Once everything is configured, you can run the node with
rosrun nn_data_collection collect_data.py
or put it in a launch file (recommended). The node will alert you if there are
any errors or connection problems. Once running, it will periodically print
a new line showing progress as a percent complete. Depending on how many robotts
and how many formats you have, this could take some time to complete. However,
if you successfully see any percent complete message, the system has finished
one full iteration and can be safely left to run.
After finishing, the data will all reside in the folders specified. You should be able to go ahead and use the data straight away!
The data writer classes are set up to be relatively modular, in order to allow new formats to be added. To create a new format, follow these steps:
- Create the file in the
src/label_writers
folder. - Add the following skeleton code to your file:
from label_writers import LabelWriterBase
class NAME(LabelWriterBase):
"""
Describe your format here.
"""
def __init__(self, name):
"""
Describe any unique initialization that happens. output_folder and
tf_timeout are automatically looked up on the parameter server by the
parent class.
"""
# You must call this!
super(NAME, self).__init__(name)
# Do any other initialization you need.
def finalizeOutput(self, robot_list):
"""
Create any master lists or post processing that occurs after every
image has been already processed.
"""
pass
def outputScene(self, robot_list, raw_image, camera_info):
"""
Perform any operations that occur at each image here.
:param robot_list A list of Robot classes. Each stores useful
information about that robot, such as names and keypoints.
:param raw_image The unlabeled image to use.
:param camera_info The sensor_msgs/CameraInfo message.
"""
pass
- Fill out all of the methods to output your format. Note that there are methods available in the parent class that can assist with transforming data and projecting points onto an image. There is also a wealth of information stored in each Robot class in robot_list.

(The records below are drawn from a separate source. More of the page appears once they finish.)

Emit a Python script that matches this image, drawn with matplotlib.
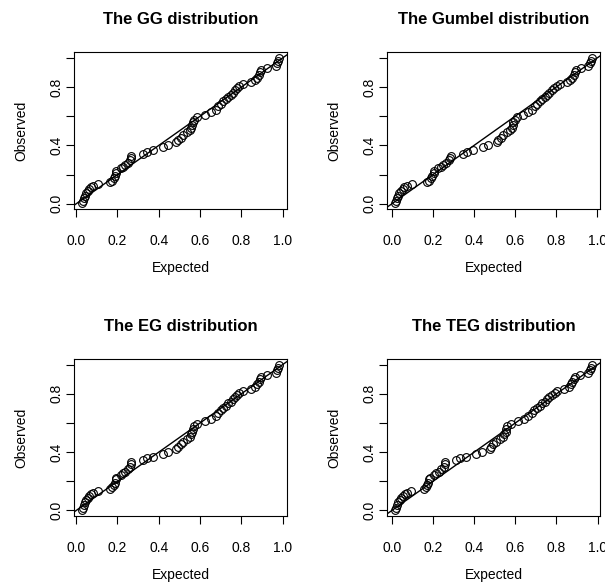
import matplotlib
matplotlib.use("Agg")
import matplotlib.pyplot as plt
import numpy as np

plt.rcParams['font.family'] = ['Liberation Sans', 'DejaVu Sans']

titles = ["The GG distribution", "The Gumbel distribution",
          "The EG distribution", "The TEG distribution"]

observed = [0.002, 0.020, 0.038, 0.056, 0.072, 0.088, 0.101, 0.112, 0.123, 0.135,
            0.148, 0.159, 0.175, 0.191, 0.213, 0.224,
            0.242, 0.254, 0.267, 0.283, 0.299, 0.317, 0.330,
            0.343, 0.357, 0.370, 0.388, 0.402,
            0.422, 0.438, 0.453, 0.471, 0.489, 0.507, 0.523, 0.541, 0.561, 0.577, 0.595,
            0.611, 0.629, 0.646, 0.669, 0.687, 0.703, 0.718, 0.734, 0.747, 0.763, 0.779,
            0.792, 0.806, 0.822,
            0.833, 0.848, 0.864, 0.882, 0.905, 0.918, 0.932, 0.945, 0.963, 0.979, 0.999]

expected_gg = [0.029, 0.032, 0.037, 0.042, 0.049, 0.055, 0.062, 0.070, 0.081, 0.104,
               0.165, 0.175, 0.183, 0.188, 0.193, 0.195,
               0.216, 0.227, 0.238, 0.251, 0.263, 0.266, 0.268,
               0.324, 0.344, 0.373, 0.422, 0.446,
               0.486, 0.494, 0.506, 0.519, 0.535, 0.551, 0.556, 0.563, 0.567, 0.572, 0.587,
               0.624, 0.652, 0.676, 0.689, 0.702, 0.713, 0.725, 0.738, 0.749, 0.759, 0.768,
               0.778, 0.790, 0.807,
               0.846, 0.867, 0.876, 0.885, 0.893, 0.898, 0.927, 0.966, 0.973, 0.978, 0.982]

expected_gumbel = [0.016, 0.021, 0.026, 0.031, 0.037, 0.044, 0.052, 0.060, 0.073, 0.100,
                   0.170, 0.182, 0.190, 0.196, 0.203, 0.206,
                   0.227, 0.238, 0.251, 0.264, 0.279, 0.284, 0.287,
                   0.348, 0.368, 0.397, 0.446, 0.470,
                   0.511, 0.519, 0.530, 0.543, 0.559, 0.575, 0.583, 0.588, 0.592, 0.598, 0.611,
                   0.640, 0.665, 0.681, 0.697, 0.708, 0.721, 0.733, 0.746, 0.757, 0.767, 0.778,
                   0.789, 0.802, 0.818,
                   0.854, 0.870, 0.878, 0.886, 0.891, 0.896, 0.919, 0.956, 0.964, 0.969, 0.974]

expected_eg = [0.029, 0.032, 0.037, 0.042, 0.049, 0.055, 0.062, 0.070, 0.081, 0.104,
               0.165, 0.175, 0.183, 0.188, 0.193, 0.195,
               0.216, 0.227, 0.238, 0.251, 0.263, 0.266, 0.268,
               0.324, 0.344, 0.373, 0.422, 0.446,
               0.486, 0.494, 0.506, 0.519, 0.535, 0.551, 0.556, 0.563, 0.567, 0.572, 0.587,
               0.624, 0.652, 0.676, 0.689, 0.702, 0.713, 0.725, 0.738, 0.749, 0.759, 0.768,
               0.778, 0.790, 0.807,
               0.846, 0.867, 0.876, 0.885, 0.893, 0.898, 0.927, 0.966, 0.973, 0.978, 0.982]

expected_teg = [0.016, 0.021, 0.026, 0.032, 0.039, 0.045, 0.053, 0.063, 0.073, 0.092,
                0.154, 0.164, 0.172, 0.178, 0.182, 0.186,
                0.203, 0.216, 0.229, 0.241, 0.251, 0.256, 0.259,
                0.313, 0.332, 0.361, 0.410, 0.436,
                0.478, 0.483, 0.494, 0.507, 0.524, 0.538, 0.546, 0.553, 0.556, 0.562, 0.579,
                0.611, 0.640, 0.660, 0.679, 0.692, 0.705, 0.718, 0.731, 0.744, 0.754, 0.765,
                0.778, 0.791, 0.805,
                0.838, 0.859, 0.870, 0.878, 0.885, 0.891, 0.916, 0.954, 0.963, 0.968, 0.972]

expected_sets = [expected_gg, expected_gumbel, expected_eg, expected_teg]

xticks = [0.0, 0.2, 0.4, 0.6, 0.8, 1.0]
xticklabels = ["0.0", "0.2", "0.4", "0.6", "0.8", "1.0"]
yticks = [0.0, 0.2, 0.4, 0.6, 0.8, 1.0]
yticklabels = ["0.0", "", "0.4", "", "0.8", ""]

W, H = 605, 583
fig = plt.figure(figsize=(W / 100, H / 100), dpi=100)

lefts = [74.3, 387.3]
tops = [52.3, 359.0]
bw, bh = 212.4, 157.0

for i in range(4):
    r, c = divmod(i, 2)
    L = lefts[c]
    T = tops[r]
    ax = fig.add_axes([L / W, 1 - (T + bh) / H, bw / W, bh / H])
    xs = np.array(expected_sets[i])
    ys = np.array(observed)
    ax.plot(xs, ys, linestyle='none', marker='o', ms=5.6, mfc='none',
            mec='black', mew=0.8)
    xr = xs.max() - xs.min()
    yr = ys.max() - ys.min()
    ax.set_xlim(xs.min() - 0.04 * xr, xs.max() + 0.04 * xr)
    ax.set_ylim(ys.min() - 0.04 * yr, ys.max() + 0.04 * yr)
    ax.axline((0, 0), slope=1, color='black', lw=1.0)
    ax.set_xticks(xticks)
    ax.set_xticklabels(xticklabels)
    ax.set_yticks(yticks)
    ax.set_yticklabels(yticklabels, rotation=90, va='center')
    ax.tick_params(axis='both', direction='out', length=6, width=0.8,
                   labelsize=10, colors='black')
    ax.tick_params(axis='x', pad=12)
    ax.tick_params(axis='y', pad=2)
    for s in ax.spines.values():
        s.set_linewidth(0.8)
        s.set_color('black')
    ax.set_xlabel("Expected", fontsize=10, labelpad=9)
    ax.set_ylabel("Observed", fontsize=10, labelpad=15)
    ax.set_title(titles[i], fontsize=12, fontweight='bold', pad=20.5)

fig.savefig("out.png", dpi=100)
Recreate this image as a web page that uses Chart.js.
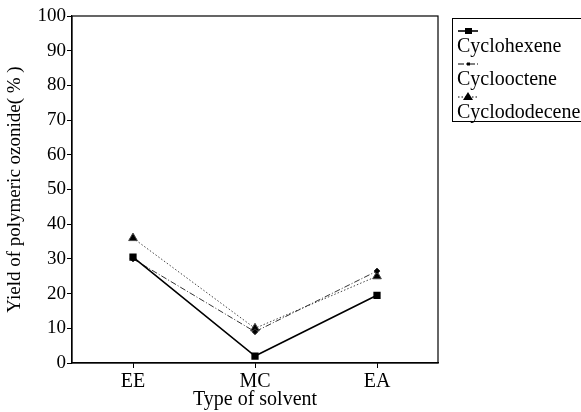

- Add your new class to the
__init__.py
file. - Add your class to the list of data_writers defined in the main function right near the beginning of the function. They are defined like so:
data_writers = [
label_writers.BoundingShape('bounding_shape'),
label_writers.YOLO('yolo'),
label_writers.STVNet('stvnet')
]
After that, you should have everything you need! The script will automatically call your class at each image/scene and again at the end of the script.